I have as input a set of files formatted as a single JSON object per line. The problem, however, is that one field on these JSON objects is a JSON-escaped String. Example
{"clientAttributes":{"backfillId":null,"clientPrimaryKey":"abc"},"escapedJsonPayload":"{\"name\":\"Akash\",\"surname\":\"Patel\",\"items\":[{\"itemId\":\"abc\",\"itemName\":\"xyz\"}"}
As I create a data frame by reading json file, it is creating data frame as below
val df = spark.sqlContext.read.json("file:///home/akaspate/sample.json")
df: org.apache.spark.sql.DataFrame = [clientAttributes: struct<backfillId: string, clientPrimaryKey: string>, escapedJsonPayload: string]
As we can see "escapedJsonPayload" is String and I need it to be Struct.

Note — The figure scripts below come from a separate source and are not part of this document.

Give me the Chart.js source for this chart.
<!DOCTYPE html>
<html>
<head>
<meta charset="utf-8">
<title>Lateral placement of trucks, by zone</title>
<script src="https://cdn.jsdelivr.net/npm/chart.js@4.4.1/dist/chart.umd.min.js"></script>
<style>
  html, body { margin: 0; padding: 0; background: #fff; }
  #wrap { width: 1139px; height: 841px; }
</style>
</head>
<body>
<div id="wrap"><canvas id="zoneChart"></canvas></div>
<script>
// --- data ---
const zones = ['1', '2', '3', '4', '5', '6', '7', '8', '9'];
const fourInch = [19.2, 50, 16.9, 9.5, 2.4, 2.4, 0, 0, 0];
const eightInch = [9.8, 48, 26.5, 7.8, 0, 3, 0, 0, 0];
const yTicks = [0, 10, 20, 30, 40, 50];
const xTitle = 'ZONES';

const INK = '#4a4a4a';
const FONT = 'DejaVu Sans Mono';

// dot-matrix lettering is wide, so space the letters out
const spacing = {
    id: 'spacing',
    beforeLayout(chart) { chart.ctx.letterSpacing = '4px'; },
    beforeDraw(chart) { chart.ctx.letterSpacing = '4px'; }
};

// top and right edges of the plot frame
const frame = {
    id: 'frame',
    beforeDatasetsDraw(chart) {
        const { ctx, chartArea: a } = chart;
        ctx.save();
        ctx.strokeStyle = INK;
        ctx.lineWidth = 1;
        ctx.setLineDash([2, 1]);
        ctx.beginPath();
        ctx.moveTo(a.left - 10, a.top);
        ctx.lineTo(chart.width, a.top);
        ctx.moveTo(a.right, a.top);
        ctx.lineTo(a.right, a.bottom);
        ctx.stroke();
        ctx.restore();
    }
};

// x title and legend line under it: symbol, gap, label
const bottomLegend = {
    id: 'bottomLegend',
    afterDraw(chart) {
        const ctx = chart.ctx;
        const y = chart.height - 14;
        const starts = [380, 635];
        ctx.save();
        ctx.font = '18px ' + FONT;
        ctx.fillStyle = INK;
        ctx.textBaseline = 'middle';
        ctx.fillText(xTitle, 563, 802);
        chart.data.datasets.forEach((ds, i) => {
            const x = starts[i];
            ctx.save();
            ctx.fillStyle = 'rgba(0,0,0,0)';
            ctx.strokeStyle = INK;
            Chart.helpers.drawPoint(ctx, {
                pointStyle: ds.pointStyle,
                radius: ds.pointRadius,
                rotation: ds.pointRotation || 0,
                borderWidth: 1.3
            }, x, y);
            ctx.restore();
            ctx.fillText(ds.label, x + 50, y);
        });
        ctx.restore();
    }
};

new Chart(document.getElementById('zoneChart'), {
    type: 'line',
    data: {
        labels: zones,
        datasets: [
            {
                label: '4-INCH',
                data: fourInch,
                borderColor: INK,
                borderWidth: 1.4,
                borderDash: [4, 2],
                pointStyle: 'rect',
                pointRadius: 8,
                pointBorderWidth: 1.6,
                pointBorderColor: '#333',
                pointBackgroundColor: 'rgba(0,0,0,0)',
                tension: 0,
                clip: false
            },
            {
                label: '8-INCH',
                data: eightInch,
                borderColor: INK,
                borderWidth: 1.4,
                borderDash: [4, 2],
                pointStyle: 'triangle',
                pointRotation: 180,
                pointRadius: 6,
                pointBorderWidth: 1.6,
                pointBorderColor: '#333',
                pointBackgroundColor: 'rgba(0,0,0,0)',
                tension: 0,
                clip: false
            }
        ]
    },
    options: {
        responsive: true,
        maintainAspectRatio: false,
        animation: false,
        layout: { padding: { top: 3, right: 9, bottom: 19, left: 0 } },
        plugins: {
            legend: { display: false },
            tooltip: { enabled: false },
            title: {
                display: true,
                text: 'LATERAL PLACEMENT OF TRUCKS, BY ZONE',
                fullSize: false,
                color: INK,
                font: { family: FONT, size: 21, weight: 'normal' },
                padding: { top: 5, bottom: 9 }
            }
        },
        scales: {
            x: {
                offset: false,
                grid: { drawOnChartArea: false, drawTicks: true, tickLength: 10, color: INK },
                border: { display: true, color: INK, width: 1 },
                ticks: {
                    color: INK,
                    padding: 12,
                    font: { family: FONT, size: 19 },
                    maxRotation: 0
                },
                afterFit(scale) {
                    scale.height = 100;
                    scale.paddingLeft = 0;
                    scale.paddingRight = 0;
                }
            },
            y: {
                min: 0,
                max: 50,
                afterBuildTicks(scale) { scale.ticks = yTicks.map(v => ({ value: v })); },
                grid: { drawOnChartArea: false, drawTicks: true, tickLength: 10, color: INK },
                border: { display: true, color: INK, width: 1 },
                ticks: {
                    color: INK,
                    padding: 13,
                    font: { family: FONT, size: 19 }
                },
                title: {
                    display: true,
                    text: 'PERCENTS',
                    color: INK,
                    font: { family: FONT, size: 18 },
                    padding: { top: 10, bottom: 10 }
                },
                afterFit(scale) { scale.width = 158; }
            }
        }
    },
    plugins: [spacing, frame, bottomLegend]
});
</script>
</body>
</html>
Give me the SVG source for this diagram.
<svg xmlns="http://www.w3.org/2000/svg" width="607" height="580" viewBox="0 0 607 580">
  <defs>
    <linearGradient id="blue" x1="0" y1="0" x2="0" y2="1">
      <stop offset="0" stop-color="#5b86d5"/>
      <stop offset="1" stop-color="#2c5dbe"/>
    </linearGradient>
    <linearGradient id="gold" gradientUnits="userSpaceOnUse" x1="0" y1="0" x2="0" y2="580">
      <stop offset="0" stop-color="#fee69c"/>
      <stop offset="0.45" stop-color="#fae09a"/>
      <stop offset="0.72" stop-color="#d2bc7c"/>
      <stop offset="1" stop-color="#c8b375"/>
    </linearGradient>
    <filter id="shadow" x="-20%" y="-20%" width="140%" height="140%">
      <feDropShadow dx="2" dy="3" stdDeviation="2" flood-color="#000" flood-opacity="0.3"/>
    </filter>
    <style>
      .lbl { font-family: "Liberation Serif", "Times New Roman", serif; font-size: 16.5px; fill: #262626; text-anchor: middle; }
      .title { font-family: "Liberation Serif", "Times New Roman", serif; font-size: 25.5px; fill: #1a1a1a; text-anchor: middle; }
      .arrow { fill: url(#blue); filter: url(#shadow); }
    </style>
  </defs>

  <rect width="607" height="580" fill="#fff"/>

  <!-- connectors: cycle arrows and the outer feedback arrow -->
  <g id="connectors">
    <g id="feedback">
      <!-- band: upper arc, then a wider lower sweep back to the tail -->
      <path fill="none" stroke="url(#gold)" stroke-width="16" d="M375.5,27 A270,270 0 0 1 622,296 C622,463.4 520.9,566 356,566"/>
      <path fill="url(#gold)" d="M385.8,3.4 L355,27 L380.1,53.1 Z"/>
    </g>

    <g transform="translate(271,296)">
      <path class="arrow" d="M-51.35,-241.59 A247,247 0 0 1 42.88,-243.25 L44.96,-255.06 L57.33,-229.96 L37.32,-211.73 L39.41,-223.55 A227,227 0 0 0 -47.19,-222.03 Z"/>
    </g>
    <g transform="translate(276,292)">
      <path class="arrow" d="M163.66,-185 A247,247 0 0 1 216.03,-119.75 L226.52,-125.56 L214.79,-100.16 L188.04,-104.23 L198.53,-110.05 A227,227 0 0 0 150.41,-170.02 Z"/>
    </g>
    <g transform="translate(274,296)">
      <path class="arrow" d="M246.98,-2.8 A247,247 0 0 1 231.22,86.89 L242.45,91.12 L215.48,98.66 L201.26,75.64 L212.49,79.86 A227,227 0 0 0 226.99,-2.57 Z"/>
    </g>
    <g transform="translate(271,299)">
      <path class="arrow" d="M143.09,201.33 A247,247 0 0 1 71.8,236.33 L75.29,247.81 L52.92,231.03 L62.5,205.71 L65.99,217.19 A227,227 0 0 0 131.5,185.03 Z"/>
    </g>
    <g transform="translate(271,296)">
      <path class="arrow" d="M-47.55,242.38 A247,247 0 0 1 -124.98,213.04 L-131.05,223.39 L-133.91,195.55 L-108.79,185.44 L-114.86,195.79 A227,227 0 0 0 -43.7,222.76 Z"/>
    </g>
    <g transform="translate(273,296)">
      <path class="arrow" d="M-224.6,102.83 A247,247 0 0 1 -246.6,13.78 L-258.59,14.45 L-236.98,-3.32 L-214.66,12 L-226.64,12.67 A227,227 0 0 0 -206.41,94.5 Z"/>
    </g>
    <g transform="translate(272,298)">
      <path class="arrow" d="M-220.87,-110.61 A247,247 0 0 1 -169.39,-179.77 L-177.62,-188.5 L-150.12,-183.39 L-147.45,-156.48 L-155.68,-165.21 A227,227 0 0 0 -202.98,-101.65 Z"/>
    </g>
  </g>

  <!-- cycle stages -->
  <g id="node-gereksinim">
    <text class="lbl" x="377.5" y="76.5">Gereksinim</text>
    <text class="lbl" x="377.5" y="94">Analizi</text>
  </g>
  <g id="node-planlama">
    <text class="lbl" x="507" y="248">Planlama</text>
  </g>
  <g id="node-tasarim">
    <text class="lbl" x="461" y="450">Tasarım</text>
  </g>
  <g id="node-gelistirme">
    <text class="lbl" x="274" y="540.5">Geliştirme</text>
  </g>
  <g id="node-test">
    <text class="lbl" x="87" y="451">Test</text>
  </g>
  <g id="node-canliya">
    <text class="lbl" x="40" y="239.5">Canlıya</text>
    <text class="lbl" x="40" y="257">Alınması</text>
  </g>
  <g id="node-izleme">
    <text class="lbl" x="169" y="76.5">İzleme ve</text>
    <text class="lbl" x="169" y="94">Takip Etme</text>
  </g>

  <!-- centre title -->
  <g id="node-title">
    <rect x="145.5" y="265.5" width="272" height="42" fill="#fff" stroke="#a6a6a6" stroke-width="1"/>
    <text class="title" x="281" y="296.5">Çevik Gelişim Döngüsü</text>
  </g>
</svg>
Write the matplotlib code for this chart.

Note: I got similar question in StackOverflow and followed it (How to let Spark parse a JSON-escaped String field as a JSON Object to infer the proper structure in DataFrames?) but it is giving me "[_corrupt_record: string]"
I have tried below steps
val df = spark.sqlContext.read.json("file:///home/akaspate/sample.json") (Work file)val escapedJsons: RDD[String] = sc.parallelize(Seq("""df"""))val unescapedJsons: RDD[String] = escapedJsons.map(_.replace("\"{", "{").replace("\"}", "}").replace("\\\"", "\""))val dfJsons: DataFrame = spark.sqlContext.read.json(unescapedJsons) (This results in [_corrupt_record: string])
Any help would be appreciated